Monday, February 9, 2015


It has been three weeks since I started taking the oral chemo drug, Xalkori.  I have not written since the onset of taking the pill.  The good news about that is that life has been somewhat stable.  There continues to be a roller coaster of emotions and changes.  There have been unusual side effects—hives, watering eyes both have gone away.  The nausea, and painful GI stuff is what I am finally figuring out how to balance with timing, diet, and other medications. 

When life threw me the stage 4-cancer ball, I ran with it.  I did what ever was the next thing in front of me to do.  I had little time for letting big feelings cloud my living.  I went into action and asked for people to show up (and did they ever—big time!) I connected with loved ones from all parts of my life and really celebrated my life.  I was blown away.  My workplace made Christmas for me, my sister’s coworkers pooled together a huge gift, my friends and family gave up what ever it was they were doing to do this: Cancer with Colleen. 

Then came the great news—you have a mutation.  You can take an oral chemo pill and all those dreadful lung cancer statistics may not pertain to you.  That morning was the first time I cried.  Getting a chance was the thing that broke me more than all of the bad news.  The day after finding out I had a mutation I had another new feeling: anxiety. 

There are no promises, no guarantees.  Most of us live our lives without really weighing our life choices against statistics. Cancer invites you into a game of statistics and gambling and entices you to play.  Gamble.  I pride myself on my ability to live in the moment to stay here and now and not let my emotions attach to the past or future.  But it is hard to ignore being told you have a 1% chance of living five years--even when you know and believe you could be in that 1%.

It was the day that I heard that I had the mutation that I realized that no matter how present I am, I bring to that presence my life experiences from the past as well as my hopes, dreams and fears of the future.  As much as I don’t want to play the statistics game with cancer, I can’t shake the numbers from the way I live my life.  When the prognosis no longer had set statistics, suddenly, my experience of “being present” took on a whole new emotional state.  I felt possibility and choice in a way that my former prognosis--a lifetime of monthly chemotherapy did not allow. 

When possibility and choice came up for me, as much as I felt grateful, I felt scared and unsure.  It is that betting game—this pill has a 60% chance of diminishing my cancer possibly to the point that there will be no evidence of disease.  There is a 25% chance that there will be a halt to the growth of my cancer without killing it off.  There is a 100% chance that this pill will work for a limited time (7 months is average) and then we will have to try something different.  (Here I go with statistics again!) There are many exciting breakthroughs on the horizon—I’d like to ride the wave right into this diagnosis ending up as more of a chronic condition than a terminal diagnosis.  But for now, it is a terminal diagnosis with a very unsure prognosis. 

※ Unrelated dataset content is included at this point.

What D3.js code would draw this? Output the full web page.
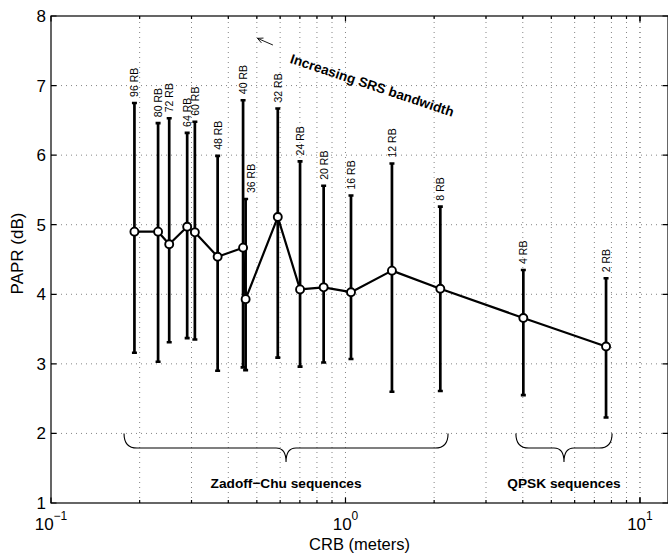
<!DOCTYPE html>
<html>
<head>
<meta charset="utf-8">
<script src="https://cdn.jsdelivr.net/npm/d3@7"></script>
<style>
  body { margin: 0; background: #fff; }
  svg { display: block; font-family: "Liberation Sans", Arial, sans-serif; }
</style>
</head>
<body>
<div class="chart"></div>
<script>
"use strict";

// values
const rbLabels = ["96 RB", "80 RB", "72 RB", "64 RB", "60 RB", "48 RB", "40 RB", "36 RB",
  "32 RB", "24 RB", "20 RB", "16 RB", "12 RB", "8 RB", "4 RB", "2 RB"];
const crb = [0.192, 0.231, 0.252, 0.290, 0.308, 0.368, 0.449, 0.458,
  0.589, 0.701, 0.843, 1.044, 1.438, 2.099, 4.017, 7.67];
const paprMean = [4.90, 4.90, 4.72, 4.97, 4.89, 4.54, 4.67, 3.93,
  5.11, 4.07, 4.10, 4.03, 4.34, 4.08, 3.66, 3.25];
const paprMax = [6.75, 6.46, 6.53, 6.32, 6.48, 5.99, 6.79, 5.37,
  6.67, 5.91, 5.56, 5.42, 5.88, 5.26, 4.35, 4.23];
const paprMin = [3.16, 3.03, 3.31, 3.37, 3.35, 2.90, 2.95, 2.91,
  3.09, 2.96, 3.02, 3.07, 2.60, 2.61, 2.55, 2.23];

const groupLabels = ["Zadoff\u2212Chu sequences", "QPSK sequences"];
const groupStart = [0.177, 3.79];
const groupEnd = [2.23, 8.04];

const yTicks = [1, 2, 3, 4, 5, 6, 7, 8];
const xMajor = [0.1, 1, 10];
const xExp = ["\u22121", "0", "1"];

const W = 668, H = 554;
const MARGIN = { top: 16, right: 0, bottom: 51, left: 51 };

const xScale = d3.scaleLog().domain([0.1, 12.45]).range([MARGIN.left, W - MARGIN.right]);
const yScale = d3.scaleLinear().domain([1, 8]).range([H - MARGIN.bottom, MARGIN.top]);

const data = crb.map((c, i) => ({
  x: c, mean: paprMean[i], max: paprMax[i], min: paprMin[i], label: rbLabels[i]
}));

const svg = d3.select(".chart").append("svg").attr("width", W).attr("height", H);

const x0 = MARGIN.left, x1 = W - MARGIN.right;
const y0 = H - MARGIN.bottom, y1 = MARGIN.top;

// minor log ticks between 0.1 and 12
const xMinor = [];
for (let d = 0.1; d < 12; d *= 10) {
  for (let k = 1; k < 10; k++) {
    const v = d * k;
    if (v <= 12.45) xMinor.push(v);
  }
}
xMinor.push(10);

// grid
const grid = svg.append("g").attr("stroke", "#666").attr("stroke-width", 0.8)
  .attr("stroke-dasharray", "1,4");
grid.selectAll(".gx").data(xMinor.filter((v) => v > 0.1)).enter().append("line")
  .attr("x1", (d) => xScale(d)).attr("x2", (d) => xScale(d))
  .attr("y1", y0).attr("y2", y1);
grid.selectAll(".gy").data(yTicks.filter((v) => v > 1 && v < 8)).enter().append("line")
  .attr("x1", x0).attr("x2", x1)
  .attr("y1", (d) => yScale(d)).attr("y2", (d) => yScale(d));

// axes box + ticks
const ax = svg.append("g").attr("stroke", "#000").attr("stroke-width", 1.2).attr("fill", "none");
ax.append("rect").attr("x", x0).attr("y", y1).attr("width", x1 - x0).attr("height", y0 - y1);
ax.selectAll(".ty").data(yTicks).enter().append("path")
  .attr("d", (d) => `M${x0},${yScale(d)}h5.5M${x1},${yScale(d)}h-5.5`);
ax.selectAll(".tx").data(xMinor).enter().append("path")
  .attr("d", (d) => {
    const len = xMajor.includes(d) ? 5.5 : 3;
    return `M${xScale(d)},${y0}v${-len}M${xScale(d)},${y1}v${len}`;
  });

// tick labels
svg.selectAll(".yl").data(yTicks).enter().append("text")
  .attr("x", x0 - 5).attr("y", (d) => yScale(d) + 6)
  .attr("text-anchor", "end").attr("font-size", 17).text((d) => d);

const xl = svg.selectAll(".xl").data(xMajor).enter().append("text")
  .attr("x", (d) => xScale(d)).attr("y", y0 + 27)
  .attr("text-anchor", "middle").attr("font-size", 17);
xl.append("tspan").text("10");
xl.append("tspan").attr("dy", -10).attr("font-size", 12).text((d, i) => xExp[i]);

// axis titles
svg.append("text").attr("x", (x0 + x1) / 2).attr("y", H - 4)
  .attr("text-anchor", "middle").attr("font-size", 16.5).text("CRB (meters)");
svg.append("text")
  .attr("transform", `translate(23,${(y0 + y1) / 2 - 6}) rotate(-90)`)
  .attr("text-anchor", "middle").attr("font-size", 17).text("PAPR (dB)");

// error bars
const bars = svg.append("g").attr("stroke", "#000");
bars.selectAll(".eb").data(data).enter().append("line")
  .attr("x1", (d) => xScale(d.x)).attr("x2", (d) => xScale(d.x))
  .attr("y1", (d) => yScale(d.min)).attr("y2", (d) => yScale(d.max))
  .attr("stroke-width", 2.7);
bars.selectAll(".capt").data(data).enter().append("path")
  .attr("stroke-width", 2.6)
  .attr("d", (d) => `M${xScale(d.x) - 2.5},${yScale(d.max)}h5M${xScale(d.x) - 2.5},${yScale(d.min)}h5`);

// mean line + markers
svg.append("path").datum(data)
  .attr("fill", "none").attr("stroke", "#000").attr("stroke-width", 2.2)
  .attr("stroke-linejoin", "round")
  .attr("d", d3.line().x((d) => xScale(d.x)).y((d) => yScale(d.mean)));
svg.selectAll(".mk").data(data).enter().append("circle")
  .attr("cx", (d) => xScale(d.x)).attr("cy", (d) => yScale(d.mean))
  .attr("r", 4).attr("fill", "#fff").attr("stroke", "#000").attr("stroke-width", 1.9);

// RB labels above bars
svg.selectAll(".rb").data(data).enter().append("text")
  .attr("transform", (d) => {
    const dx = d.label === "36 RB" ? 9 : 4;
    return `translate(${xScale(d.x) + dx},${yScale(d.max) - 6}) rotate(-90)`;
  })
  .attr("font-size", 10.5).text((d) => d.label);

// braces under the groups
const yTop = yScale(2.0), yMid = yScale(1.79), yTip = yScale(1.59);
const braces = groupLabels.map((l, i) => ({ label: l, a: groupStart[i], b: groupEnd[i] }));
svg.selectAll(".br").data(braces).enter().append("path")
  .attr("fill", "none").attr("stroke", "#000").attr("stroke-width", 1.1)
  .attr("d", (d) => {
    const a = xScale(d.a), b = xScale(d.b), m = (a + b) / 2;
    return `M${a},${yTop}Q${a},${yMid} ${a + 13},${yMid}L${m - 10},${yMid}` +
      `Q${m},${yMid} ${m},${yTip}Q${m},${yMid} ${m + 10},${yMid}` +
      `L${b - 13},${yMid}Q${b},${yMid} ${b},${yTop}`;
  });
svg.selectAll(".bl").data(braces).enter().append("text")
  .attr("x", (d) => (xScale(d.a) + xScale(d.b)) / 2).attr("y", yScale(1.215))
  .attr("text-anchor", "middle").attr("font-size", 13.7).attr("font-weight", "bold")
  .text((d) => d.label);

// annotation arrow + text
const ax1 = xScale(0.567), ay1 = yScale(7.583), ax2 = xScale(0.5026), ay2 = yScale(7.679);
const ang = Math.atan2(ay2 - ay1, ax2 - ax1);
svg.append("path").attr("fill", "none").attr("stroke", "#000").attr("stroke-width", 0.9)
  .attr("d", `M${ax1},${ay1}L${ax2},${ay2}` +
    `M${ax2 + 6 * Math.cos(ang + Math.PI - 0.45)},${ay2 + 6 * Math.sin(ang + Math.PI - 0.45)}` +
    `L${ax2},${ay2}L${ax2 + 6 * Math.cos(ang + Math.PI + 0.45)},${ay2 + 6 * Math.sin(ang + Math.PI + 0.45)}`);
svg.append("text")
  .attr("transform", `translate(${xScale(0.6446)},${yScale(7.329)}) rotate(18.4)`)
  .attr("font-size", 13.6).attr("font-weight", "bold").text("Increasing SRS bandwidth");
</script>
</body>
</html>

My current life choices feel challenging in the face of these statistics—currently, I am in school but my energy crashes at about 90 minutes.  Mentally, I could do my job, but I am far from able to meet all the physical demands. How do I make decisions about finishing school and going back to work? 

I am starting to figure out how to manage this life as a person living with cancer.  The hardest thing is not knowing where this life will take me and how to make the best decisions for me and my family.  I think I should take my own advise--stay present as much as possible and make decisions from that place rather than from the unknowns of the future.  I've always thought that was good advice.